Mitzi Ilagan | Gogagah
The 13-year wait is finally over–after finding Nemo, its Dory we are to look for now. Who’s not excited to meet the underwater gang again?
In the prequel, Nemo suddenly disappeared in the ocean and was eventually found by his father Marlin through the help of Dory. In this film, Dory (Ellen DeGeneres), the wide-eyed, Pacific regal blue tang fish, suffers from memory loss and the one thing she can remember was the time when she became separated from her parents a child.
As Dory remembers her parents, Jenny (Diane Keaton) and Charlie (Eugene Levy); during their field trip, after hearing the lecture of Mr Ray about the stingray migration, she begins having fragmented dreams and flashbacks at random times. Marlin (Albert Brooks) and Nemo (Hayden Rolence) decided to help Dory to look for the pieces of her shattered memories.
It was because she was sucked by a pipe when she was still a kid, which led her to another side of the underwater world, separating her from her parents. As Dory reaches the Marine Life Institute, a facility where injured aquatic creatures are rehabilitated and returned to the wild (rescue, rehabilitation, release). As they wander around the facility, Dory meets some more friends to help her along the way.

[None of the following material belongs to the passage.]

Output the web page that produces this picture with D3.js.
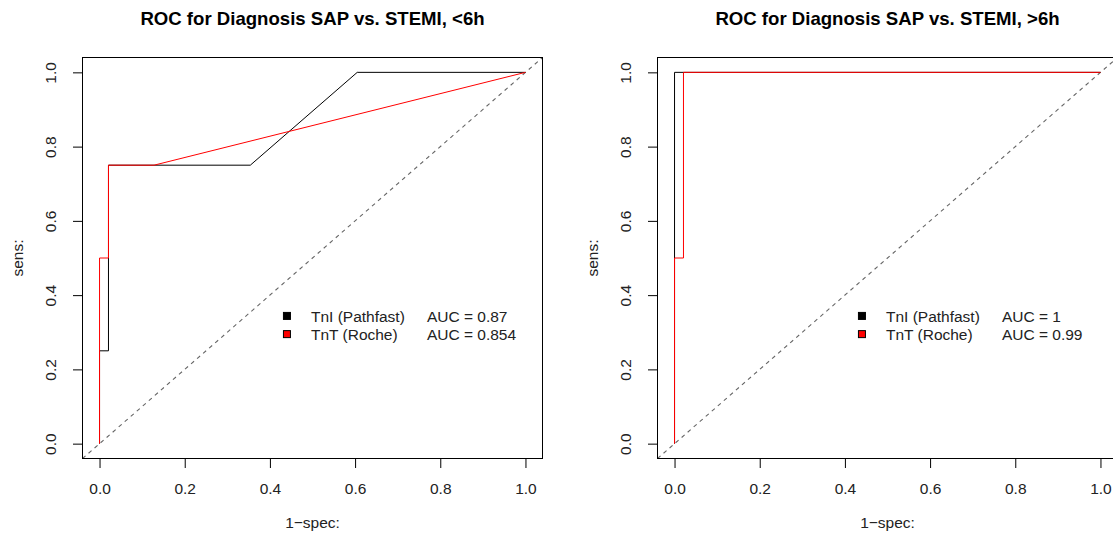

First, Hank, the octopus, becomes Dory’s sidekick in the movie. After their conversation at the quarantine area, Dory calls him septopus because from what he said, he lost an arm before so that means, he’s got one less from his eight arms (Trivia: Octopuses could regrow their lost arms just like starfishes). Ill-mannered Hank is just supposed to get Dory’s tag (which she got when the rescuers caught her tangled in a six-pack plastic ring) so that he could live in an aquarium forever but as the story grows, a connection is made between them so they go through obstacles together like old friends. He has the ability to go camouflage, which became a very helpful means for them to escape.
Dory also meets Destiny (Kaitlin Olson), a near-sighted whale shark at one of the water attractions in the facility. She’s one clumsy creature who was Dory’s pipe friend when they were young. She and Dory could speak in whale, as she and Bailey lead Dory to find her parents. Could you just imagine a fish speaking whale?
Bailey (Ty Burrell), a dramatic beluga whale, is another marine animal at the other side of the water attraction. Bailey has echolocation skills, but he thinks that they’re not doing well already. With Dory and Destiny’s help, they cheer him up so that they could go into one big adventure to find Dory’s parents.
Then she meets Fluke (Idris Elba) and Rudder (Dominic West), a pair of rehabilitated sea lions living right outside the Marine Life Institute. They like naps and the rock where they are on.
There is also Becky (Torbin Xan Bullock), an odd-looking red-eyed loon who is just as helpful as the other marine animals in the story.
Some cute otters are also present. They join together for a cuddle party which would help Dory and her friends save Nemo and Marlin from being shipped to Cleveland. What else could be more adorable than cuddling otters in the middle of the street?
The movie shows a lot of Dory’s heartbreaking flashbacks and ridiculous conversations with her marine friends, it’s like riding an emotional roller coaster as you watch the movie. Some parts could make you cry, like when Dory gets lost in the open ocean and just whispers “just keep swimming” to herself with her cracking voice. Some parts could make you feel guilty because you’ve done that before: it’s the scene at the facility’s “Touch Zone”, when hands suddenly thrust and reach for the terrified starfishes and other marine creatures so that you could make fun and adore them.
Dory is still the same Dory from Finding Nemo, a talkative and cheerful fish who likes to talk about her family and herself, but she just couldn’t because she tends to forget what she was talking about seconds ago. Dory looking so naive seems so cute, but it is the saddest thing because her family isn’t just lost, she forgets all about them. That is the metaphor of the title, because Dory isn’t really lost, right? But she had to find herself, the brave and bright Dory despite her short-term memory loss. Dory tells us that you should always follow your heart, even if everything else hinders you from doing so.
Here’s an extra treat: the traditional short film before a Disney Pixar film. This time, it’s Piper opening the Finding Nemo sequel. Piper, a baby sandpiper is learning how to catch seashells in the shore with her mom. She opens her beak, waiting for mom to drop food, but mom wouldn’t let that come easy, so she nudges her chick to find her own. On her first try, mom told her to find where the bubbles are so she could get food but the waves are too fast for her little legs. She got caught in the waves and felt afraid to try again, but after meeting the snails, she learned the technique which the other sandpipers haven’t tried. Piper director Alan Barillaro said that Piper relates to humans, because all you have to do is let go of your fear and intimidation to be able to learn.
For you out there who thinks they couldn’t, just like Dory, just keep swimming!